In Cron To Go, new issues arised after the AWS issues were fixed since Cron To Go was executing jobs but still received errors from Heroku APIs and retried execution. This caused the job queue to bloat up more than the workers' capacity and caused jobs to run out of schedule (due to retries). We purged the queue and job execution is back to normal.

Note that if jobs were meant to run during the incidents, they may have no executed at all so you may want to run them manually.

Posted Dec 08, 2021 - 08:37 UTC

Resolved
This incident has been resolved.
Posted Dec 08, 2021 - 02:06 UTC
Update
We are continuing to monitor for any further issues.
Posted Dec 07, 2021 - 23:33 UTC
Update
We are continuing to monitor for any further issues.
Posted Dec 07, 2021 - 23:21 UTC
Update
The AWS team is still working on getting their services fully recovered. We are using API Gateway, DynamoDB and EventBridge which are still experiencing impact. We will keep monitoring for these services recovery rates and keep updating accordingly.
Posted Dec 07, 2021 - 23:12 UTC
Monitoring
AWS have mitigated the underlying issue that caused some network devices in the US-EAST-1 Region to be impaired. All services are now independently working through service-by-service recovery. We will keep monitoring the recovery rates and keep you posted.
Posted Dec 07, 2021 - 22:54 UTC
Update
We are continuing to work on a fix for this issue.
Posted Dec 07, 2021 - 22:38 UTC
Update
AWS have identified the root cause of this issue to be an impairment of several network devices. They have executed a mitigation which is showing significant recovery in the US-EAST-1 Region. We still do not have an ETA for full recovery at this time.
Posted Dec 07, 2021 - 22:28 UTC
Identified
Our engineers have detected that Heroku and our upstream provider (AWS) are experiencing elevated error rates in the US region. This may impact opening our add-on dashboards, communicating with the API, Webhooks, authentication and more.
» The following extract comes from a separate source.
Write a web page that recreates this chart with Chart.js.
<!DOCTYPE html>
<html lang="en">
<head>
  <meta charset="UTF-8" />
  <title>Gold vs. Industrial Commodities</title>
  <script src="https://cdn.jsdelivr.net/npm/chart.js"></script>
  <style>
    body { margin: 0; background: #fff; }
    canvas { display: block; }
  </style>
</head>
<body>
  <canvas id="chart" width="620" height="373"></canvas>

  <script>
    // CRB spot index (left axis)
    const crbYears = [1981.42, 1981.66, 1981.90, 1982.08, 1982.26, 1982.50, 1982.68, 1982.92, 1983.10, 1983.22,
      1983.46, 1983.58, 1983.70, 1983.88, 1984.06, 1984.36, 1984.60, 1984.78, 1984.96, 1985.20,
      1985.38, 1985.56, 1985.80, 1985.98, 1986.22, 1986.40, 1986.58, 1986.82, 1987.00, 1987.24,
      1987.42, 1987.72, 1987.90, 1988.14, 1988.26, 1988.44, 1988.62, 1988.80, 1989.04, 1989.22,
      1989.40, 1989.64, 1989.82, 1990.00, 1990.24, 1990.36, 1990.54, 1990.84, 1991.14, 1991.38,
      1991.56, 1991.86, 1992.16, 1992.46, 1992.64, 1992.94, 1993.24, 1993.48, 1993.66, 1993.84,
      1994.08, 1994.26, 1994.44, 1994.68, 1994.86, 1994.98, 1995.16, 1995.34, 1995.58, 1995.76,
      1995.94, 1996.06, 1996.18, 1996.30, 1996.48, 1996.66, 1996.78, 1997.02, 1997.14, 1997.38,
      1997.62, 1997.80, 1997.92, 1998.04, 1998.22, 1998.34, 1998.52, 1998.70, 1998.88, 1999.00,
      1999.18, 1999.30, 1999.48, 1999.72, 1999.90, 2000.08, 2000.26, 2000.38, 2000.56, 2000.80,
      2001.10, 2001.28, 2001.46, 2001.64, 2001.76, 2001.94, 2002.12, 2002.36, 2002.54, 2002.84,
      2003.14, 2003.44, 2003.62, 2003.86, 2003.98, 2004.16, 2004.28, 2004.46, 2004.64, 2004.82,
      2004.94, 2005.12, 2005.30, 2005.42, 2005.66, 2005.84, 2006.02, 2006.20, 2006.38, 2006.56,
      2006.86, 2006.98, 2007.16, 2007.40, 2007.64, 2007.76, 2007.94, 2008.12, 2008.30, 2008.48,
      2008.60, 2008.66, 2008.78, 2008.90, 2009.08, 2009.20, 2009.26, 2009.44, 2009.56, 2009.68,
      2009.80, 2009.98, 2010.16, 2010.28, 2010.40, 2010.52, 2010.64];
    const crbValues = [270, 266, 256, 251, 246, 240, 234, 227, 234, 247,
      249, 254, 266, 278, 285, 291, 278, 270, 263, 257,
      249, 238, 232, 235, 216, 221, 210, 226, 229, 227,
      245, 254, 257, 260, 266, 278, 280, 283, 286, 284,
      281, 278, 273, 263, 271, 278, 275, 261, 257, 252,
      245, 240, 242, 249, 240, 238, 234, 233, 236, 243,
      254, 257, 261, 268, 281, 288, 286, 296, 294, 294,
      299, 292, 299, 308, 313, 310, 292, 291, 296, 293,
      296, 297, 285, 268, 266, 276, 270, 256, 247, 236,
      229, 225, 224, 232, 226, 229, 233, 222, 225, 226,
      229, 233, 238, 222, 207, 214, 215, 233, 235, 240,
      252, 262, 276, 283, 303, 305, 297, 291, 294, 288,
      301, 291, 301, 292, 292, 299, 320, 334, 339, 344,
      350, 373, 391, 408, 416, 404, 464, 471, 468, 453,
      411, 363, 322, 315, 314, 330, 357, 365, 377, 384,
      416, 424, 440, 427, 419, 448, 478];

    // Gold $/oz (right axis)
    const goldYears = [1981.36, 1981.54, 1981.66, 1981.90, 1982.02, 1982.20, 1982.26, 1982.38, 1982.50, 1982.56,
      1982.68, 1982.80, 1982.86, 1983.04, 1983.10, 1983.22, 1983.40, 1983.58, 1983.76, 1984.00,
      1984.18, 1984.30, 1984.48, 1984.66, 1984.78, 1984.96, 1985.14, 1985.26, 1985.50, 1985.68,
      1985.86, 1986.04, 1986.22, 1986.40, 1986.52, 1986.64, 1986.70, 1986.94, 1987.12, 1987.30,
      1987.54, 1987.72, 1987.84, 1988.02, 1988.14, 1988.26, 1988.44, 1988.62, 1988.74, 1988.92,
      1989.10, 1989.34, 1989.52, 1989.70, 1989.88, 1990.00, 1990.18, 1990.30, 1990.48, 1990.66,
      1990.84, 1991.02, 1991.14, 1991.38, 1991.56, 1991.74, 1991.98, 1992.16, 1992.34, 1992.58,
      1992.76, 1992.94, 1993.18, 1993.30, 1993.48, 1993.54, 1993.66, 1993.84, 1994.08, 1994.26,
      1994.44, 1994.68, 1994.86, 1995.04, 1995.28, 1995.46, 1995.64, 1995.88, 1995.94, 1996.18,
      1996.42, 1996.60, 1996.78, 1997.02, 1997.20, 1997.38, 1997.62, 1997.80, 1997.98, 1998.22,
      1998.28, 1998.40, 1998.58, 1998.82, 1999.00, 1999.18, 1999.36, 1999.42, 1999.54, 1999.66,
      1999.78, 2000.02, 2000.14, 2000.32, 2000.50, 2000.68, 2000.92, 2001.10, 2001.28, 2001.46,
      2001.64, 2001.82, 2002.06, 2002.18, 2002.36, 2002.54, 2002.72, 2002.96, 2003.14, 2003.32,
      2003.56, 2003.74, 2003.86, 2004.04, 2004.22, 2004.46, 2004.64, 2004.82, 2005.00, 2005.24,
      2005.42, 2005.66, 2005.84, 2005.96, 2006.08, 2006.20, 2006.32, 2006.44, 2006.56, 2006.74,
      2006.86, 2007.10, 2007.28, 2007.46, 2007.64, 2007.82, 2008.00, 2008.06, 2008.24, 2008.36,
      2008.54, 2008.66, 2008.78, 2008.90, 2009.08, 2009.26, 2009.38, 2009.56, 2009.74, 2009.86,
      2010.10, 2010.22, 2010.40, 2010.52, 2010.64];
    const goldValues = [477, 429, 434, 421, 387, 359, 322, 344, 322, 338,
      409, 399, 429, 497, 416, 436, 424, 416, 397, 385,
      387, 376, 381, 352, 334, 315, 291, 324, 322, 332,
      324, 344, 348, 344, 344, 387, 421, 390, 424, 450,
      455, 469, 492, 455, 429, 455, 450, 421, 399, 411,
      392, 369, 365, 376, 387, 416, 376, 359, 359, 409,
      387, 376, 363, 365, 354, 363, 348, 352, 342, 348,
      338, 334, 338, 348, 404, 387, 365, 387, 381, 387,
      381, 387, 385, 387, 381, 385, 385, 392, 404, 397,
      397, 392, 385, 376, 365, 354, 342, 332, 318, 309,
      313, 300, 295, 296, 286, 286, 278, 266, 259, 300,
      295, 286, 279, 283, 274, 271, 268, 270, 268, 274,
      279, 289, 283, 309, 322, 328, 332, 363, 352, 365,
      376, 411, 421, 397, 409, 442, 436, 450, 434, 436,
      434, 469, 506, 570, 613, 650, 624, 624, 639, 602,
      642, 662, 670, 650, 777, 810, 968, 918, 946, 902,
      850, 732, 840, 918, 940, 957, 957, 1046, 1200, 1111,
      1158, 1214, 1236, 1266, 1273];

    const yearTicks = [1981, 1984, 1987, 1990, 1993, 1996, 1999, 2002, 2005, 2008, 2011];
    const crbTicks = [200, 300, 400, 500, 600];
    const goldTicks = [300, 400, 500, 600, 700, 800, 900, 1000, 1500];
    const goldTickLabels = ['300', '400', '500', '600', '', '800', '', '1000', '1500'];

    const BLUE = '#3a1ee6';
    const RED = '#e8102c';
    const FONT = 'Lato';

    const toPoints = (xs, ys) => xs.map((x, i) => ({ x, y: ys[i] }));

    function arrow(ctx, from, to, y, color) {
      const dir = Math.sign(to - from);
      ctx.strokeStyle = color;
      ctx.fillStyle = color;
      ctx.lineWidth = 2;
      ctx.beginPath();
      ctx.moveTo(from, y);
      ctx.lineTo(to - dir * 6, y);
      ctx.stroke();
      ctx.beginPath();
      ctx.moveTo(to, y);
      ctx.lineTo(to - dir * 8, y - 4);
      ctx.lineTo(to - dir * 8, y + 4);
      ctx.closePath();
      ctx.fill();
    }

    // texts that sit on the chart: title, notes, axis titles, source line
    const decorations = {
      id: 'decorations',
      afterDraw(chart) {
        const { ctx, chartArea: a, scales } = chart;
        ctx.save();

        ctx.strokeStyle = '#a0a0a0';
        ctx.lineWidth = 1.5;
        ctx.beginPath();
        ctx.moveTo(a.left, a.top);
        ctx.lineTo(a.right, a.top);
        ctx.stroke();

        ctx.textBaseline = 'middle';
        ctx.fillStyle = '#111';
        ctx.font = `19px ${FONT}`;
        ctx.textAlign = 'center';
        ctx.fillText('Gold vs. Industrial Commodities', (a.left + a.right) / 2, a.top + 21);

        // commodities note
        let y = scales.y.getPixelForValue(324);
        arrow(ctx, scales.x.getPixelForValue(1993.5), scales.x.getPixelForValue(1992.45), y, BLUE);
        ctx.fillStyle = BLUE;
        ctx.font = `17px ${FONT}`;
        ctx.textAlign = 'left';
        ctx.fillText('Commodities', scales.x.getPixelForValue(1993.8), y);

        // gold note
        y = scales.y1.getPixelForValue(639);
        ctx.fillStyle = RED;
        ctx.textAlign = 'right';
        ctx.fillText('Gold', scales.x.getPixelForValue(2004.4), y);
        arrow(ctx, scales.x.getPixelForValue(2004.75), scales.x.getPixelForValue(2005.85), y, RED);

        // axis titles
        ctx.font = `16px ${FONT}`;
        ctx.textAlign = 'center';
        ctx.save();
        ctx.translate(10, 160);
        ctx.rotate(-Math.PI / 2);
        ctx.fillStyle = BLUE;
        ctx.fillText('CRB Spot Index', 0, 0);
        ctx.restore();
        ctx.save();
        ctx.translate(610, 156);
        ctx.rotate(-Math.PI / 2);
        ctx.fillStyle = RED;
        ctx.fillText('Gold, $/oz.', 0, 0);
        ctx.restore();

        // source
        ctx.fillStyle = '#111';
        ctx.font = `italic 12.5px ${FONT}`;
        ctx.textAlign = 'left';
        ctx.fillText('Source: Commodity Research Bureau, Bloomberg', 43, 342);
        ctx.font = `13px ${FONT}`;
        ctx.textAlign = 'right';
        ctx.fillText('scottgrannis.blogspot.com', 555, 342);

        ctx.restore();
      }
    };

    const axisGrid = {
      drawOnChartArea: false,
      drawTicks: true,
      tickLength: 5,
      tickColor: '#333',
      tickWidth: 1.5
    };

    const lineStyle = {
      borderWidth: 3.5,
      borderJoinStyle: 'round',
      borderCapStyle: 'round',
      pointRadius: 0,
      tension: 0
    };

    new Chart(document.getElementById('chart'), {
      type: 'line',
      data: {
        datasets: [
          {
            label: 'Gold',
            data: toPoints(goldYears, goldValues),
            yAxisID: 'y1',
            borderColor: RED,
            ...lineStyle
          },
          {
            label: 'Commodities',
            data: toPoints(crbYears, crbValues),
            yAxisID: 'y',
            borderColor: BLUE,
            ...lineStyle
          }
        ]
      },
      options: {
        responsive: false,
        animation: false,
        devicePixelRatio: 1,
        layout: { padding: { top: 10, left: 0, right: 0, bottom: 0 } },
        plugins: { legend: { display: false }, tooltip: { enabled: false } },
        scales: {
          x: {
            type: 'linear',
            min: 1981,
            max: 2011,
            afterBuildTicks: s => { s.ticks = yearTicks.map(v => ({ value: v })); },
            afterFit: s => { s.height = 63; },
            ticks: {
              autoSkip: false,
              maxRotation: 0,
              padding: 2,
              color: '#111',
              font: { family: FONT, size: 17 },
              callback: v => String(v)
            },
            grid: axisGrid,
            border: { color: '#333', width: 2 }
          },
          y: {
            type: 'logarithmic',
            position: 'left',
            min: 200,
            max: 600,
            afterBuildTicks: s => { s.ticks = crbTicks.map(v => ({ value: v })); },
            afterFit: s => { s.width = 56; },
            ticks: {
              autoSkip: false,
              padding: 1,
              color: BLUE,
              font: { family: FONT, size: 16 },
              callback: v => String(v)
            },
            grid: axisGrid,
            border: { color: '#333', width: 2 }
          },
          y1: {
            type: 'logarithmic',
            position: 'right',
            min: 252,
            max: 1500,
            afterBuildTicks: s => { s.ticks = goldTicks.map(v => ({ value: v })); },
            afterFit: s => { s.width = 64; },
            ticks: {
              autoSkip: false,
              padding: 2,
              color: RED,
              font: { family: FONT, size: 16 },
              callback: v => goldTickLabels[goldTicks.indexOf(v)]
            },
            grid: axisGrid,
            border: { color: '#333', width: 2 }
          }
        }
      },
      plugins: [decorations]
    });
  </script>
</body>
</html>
We keep to work closely with them for a full path to mitigation.
Posted Dec 07, 2021 - 20:45 UTC
Investigating
We are investigating availability issues for a significant portion of our platform due to issue with our upstream provider (AWS) in the us-east-1 region.
Posted Dec 07, 2021 - 17:10 UTC
This incident affected: SFTP To Go (Web Interface, API Requests, Webhooks, Heroku), Cron To Go (Web Interface, API Requests, Webhooks, Heroku), Activity To Go (Web Interface, Notifications, API Requests, Webhooks, Amazon S3, Heroku), and Mailer To Go (Web Interface, API Requests, Heroku).